Where a line of the material contains the string "this", copy that line.

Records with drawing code

# # # # #

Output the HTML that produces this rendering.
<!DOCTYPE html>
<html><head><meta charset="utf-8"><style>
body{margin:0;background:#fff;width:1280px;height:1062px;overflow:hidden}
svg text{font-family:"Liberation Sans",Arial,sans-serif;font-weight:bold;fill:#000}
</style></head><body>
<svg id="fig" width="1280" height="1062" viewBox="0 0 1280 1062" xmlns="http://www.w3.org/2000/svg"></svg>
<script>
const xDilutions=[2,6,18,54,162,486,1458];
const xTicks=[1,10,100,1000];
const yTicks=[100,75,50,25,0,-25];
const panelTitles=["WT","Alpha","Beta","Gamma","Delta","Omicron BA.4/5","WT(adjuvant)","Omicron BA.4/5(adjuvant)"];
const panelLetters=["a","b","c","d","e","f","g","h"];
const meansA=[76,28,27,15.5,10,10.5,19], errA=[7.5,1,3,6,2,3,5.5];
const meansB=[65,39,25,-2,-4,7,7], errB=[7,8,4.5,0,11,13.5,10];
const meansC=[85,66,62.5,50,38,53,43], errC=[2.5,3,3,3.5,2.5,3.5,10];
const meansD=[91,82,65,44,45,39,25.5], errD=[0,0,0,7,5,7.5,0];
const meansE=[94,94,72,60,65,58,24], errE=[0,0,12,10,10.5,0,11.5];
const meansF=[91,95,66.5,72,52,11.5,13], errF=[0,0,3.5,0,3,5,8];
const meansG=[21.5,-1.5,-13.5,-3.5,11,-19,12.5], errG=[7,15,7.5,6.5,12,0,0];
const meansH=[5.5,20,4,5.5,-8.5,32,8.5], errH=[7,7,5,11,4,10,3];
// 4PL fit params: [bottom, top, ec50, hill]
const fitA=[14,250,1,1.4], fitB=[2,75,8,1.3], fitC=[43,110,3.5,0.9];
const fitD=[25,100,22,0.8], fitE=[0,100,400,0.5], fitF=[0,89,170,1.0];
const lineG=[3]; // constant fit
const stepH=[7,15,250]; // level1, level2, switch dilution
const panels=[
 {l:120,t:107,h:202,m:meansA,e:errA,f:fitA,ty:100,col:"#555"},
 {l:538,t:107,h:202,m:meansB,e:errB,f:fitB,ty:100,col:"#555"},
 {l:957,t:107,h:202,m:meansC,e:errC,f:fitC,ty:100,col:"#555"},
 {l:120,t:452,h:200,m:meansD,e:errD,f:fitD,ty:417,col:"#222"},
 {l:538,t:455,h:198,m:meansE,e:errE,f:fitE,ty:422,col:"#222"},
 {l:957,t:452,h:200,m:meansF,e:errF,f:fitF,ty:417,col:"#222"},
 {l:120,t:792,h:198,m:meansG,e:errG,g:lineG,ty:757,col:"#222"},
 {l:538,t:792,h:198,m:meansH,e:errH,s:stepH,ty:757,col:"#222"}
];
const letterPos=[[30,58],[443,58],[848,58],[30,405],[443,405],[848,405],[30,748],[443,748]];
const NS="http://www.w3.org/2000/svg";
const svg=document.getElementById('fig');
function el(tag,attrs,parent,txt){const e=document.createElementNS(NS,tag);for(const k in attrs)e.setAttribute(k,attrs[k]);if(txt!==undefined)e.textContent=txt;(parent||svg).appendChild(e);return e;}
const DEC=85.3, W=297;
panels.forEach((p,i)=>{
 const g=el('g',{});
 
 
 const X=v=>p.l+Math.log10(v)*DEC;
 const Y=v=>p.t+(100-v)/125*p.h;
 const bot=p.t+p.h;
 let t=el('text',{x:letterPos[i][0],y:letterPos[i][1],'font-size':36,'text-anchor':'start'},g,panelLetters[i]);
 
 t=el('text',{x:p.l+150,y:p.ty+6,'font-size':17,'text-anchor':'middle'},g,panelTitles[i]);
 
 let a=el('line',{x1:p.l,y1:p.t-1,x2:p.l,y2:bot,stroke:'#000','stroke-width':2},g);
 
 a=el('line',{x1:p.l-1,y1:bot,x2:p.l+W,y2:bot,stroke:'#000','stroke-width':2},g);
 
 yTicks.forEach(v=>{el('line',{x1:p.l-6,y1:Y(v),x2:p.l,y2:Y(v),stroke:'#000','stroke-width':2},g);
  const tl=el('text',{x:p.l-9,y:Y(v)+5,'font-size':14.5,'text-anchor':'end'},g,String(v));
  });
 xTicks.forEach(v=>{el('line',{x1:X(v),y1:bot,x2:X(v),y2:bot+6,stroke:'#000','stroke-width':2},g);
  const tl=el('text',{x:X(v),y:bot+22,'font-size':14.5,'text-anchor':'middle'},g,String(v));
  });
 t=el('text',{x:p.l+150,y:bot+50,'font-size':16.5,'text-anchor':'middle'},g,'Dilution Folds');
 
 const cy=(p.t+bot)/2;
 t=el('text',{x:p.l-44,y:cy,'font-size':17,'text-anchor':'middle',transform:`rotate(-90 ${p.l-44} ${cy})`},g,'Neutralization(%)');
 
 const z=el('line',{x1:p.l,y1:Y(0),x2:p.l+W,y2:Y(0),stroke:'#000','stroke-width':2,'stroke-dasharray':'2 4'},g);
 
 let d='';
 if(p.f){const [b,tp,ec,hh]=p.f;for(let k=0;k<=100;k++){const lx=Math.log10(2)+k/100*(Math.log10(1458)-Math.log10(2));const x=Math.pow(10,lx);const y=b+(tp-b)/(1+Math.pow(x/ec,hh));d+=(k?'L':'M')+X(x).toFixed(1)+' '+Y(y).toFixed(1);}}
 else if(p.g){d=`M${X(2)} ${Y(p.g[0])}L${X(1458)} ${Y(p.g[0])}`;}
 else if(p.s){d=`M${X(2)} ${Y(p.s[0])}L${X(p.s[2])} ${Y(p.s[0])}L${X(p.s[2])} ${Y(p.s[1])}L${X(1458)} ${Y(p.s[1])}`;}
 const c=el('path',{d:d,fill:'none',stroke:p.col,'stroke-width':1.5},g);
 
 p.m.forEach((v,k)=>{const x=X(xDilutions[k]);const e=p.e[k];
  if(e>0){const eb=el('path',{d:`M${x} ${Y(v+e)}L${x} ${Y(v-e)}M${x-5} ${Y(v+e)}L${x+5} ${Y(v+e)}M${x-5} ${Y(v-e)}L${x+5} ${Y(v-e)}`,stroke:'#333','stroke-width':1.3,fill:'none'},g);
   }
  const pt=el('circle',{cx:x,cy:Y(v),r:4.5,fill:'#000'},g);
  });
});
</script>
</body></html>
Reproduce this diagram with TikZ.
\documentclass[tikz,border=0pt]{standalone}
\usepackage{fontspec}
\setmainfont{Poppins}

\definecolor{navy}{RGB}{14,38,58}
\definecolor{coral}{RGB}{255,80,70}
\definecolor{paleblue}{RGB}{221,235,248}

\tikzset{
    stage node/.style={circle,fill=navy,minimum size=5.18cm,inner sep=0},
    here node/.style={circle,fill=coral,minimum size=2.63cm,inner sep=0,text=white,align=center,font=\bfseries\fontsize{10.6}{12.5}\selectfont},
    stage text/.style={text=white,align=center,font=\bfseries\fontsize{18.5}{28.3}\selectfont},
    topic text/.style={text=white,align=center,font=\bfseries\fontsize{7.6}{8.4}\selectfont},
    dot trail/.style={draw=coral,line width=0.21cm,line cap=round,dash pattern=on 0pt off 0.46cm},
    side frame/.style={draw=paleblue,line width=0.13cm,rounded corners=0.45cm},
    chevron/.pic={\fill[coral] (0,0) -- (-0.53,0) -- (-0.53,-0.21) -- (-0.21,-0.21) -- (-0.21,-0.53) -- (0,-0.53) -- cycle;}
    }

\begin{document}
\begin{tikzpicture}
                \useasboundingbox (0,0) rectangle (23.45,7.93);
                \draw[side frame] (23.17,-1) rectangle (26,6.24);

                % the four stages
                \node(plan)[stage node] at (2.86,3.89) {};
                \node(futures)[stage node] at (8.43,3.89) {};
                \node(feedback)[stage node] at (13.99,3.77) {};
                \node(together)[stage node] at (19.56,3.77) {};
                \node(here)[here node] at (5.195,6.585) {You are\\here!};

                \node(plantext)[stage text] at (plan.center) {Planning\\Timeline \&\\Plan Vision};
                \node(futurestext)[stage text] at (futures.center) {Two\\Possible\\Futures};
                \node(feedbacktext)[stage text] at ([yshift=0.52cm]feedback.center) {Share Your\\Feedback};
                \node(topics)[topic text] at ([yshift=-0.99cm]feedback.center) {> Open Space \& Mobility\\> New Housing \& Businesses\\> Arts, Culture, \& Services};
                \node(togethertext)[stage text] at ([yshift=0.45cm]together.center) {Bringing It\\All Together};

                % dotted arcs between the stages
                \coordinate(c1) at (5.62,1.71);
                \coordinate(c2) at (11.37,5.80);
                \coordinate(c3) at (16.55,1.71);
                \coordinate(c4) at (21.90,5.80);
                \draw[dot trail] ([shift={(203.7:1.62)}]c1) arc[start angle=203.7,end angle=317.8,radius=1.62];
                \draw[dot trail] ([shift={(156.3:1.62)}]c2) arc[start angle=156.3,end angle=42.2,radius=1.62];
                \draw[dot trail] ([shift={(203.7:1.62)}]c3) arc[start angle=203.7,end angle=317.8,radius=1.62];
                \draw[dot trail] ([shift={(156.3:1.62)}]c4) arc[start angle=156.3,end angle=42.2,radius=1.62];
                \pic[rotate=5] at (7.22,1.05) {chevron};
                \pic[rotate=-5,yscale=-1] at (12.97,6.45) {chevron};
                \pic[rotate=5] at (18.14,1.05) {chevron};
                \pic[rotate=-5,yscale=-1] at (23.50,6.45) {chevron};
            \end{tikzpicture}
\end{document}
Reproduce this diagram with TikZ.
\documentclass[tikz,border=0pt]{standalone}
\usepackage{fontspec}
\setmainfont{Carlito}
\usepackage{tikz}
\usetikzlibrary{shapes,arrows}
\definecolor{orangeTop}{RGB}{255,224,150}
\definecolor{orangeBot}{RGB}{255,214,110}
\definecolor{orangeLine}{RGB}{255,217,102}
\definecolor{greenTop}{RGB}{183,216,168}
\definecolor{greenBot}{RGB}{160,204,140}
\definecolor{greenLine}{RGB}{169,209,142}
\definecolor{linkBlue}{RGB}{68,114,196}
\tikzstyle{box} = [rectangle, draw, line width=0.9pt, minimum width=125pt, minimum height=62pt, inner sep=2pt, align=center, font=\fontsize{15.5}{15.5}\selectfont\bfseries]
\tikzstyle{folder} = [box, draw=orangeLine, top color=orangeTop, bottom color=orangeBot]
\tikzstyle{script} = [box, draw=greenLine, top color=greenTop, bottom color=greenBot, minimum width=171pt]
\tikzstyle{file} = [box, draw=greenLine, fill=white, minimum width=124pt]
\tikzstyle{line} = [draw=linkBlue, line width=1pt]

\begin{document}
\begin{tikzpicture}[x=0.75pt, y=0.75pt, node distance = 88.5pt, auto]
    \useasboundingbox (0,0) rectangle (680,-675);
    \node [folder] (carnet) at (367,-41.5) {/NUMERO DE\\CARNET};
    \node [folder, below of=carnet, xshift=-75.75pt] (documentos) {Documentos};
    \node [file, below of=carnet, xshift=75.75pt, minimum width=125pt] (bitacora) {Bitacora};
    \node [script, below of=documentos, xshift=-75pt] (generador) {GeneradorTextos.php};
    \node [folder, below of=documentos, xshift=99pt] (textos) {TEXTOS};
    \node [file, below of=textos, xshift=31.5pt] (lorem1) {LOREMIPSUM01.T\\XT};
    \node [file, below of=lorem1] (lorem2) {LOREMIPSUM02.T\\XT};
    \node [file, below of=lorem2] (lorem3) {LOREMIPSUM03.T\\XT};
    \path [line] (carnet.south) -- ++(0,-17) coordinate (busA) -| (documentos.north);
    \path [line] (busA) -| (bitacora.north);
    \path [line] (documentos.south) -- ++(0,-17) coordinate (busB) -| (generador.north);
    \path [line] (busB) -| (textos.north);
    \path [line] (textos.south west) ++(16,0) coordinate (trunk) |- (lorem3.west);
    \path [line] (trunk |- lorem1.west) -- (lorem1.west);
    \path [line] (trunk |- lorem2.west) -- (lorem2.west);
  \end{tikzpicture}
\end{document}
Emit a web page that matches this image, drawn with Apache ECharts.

# # # # #

Solution:
Output the HTML that produces this rendering.
Reproduce this diagram with TikZ.
Reproduce this diagram with TikZ.
Emit a web page that matches this image, drawn with Apache ECharts.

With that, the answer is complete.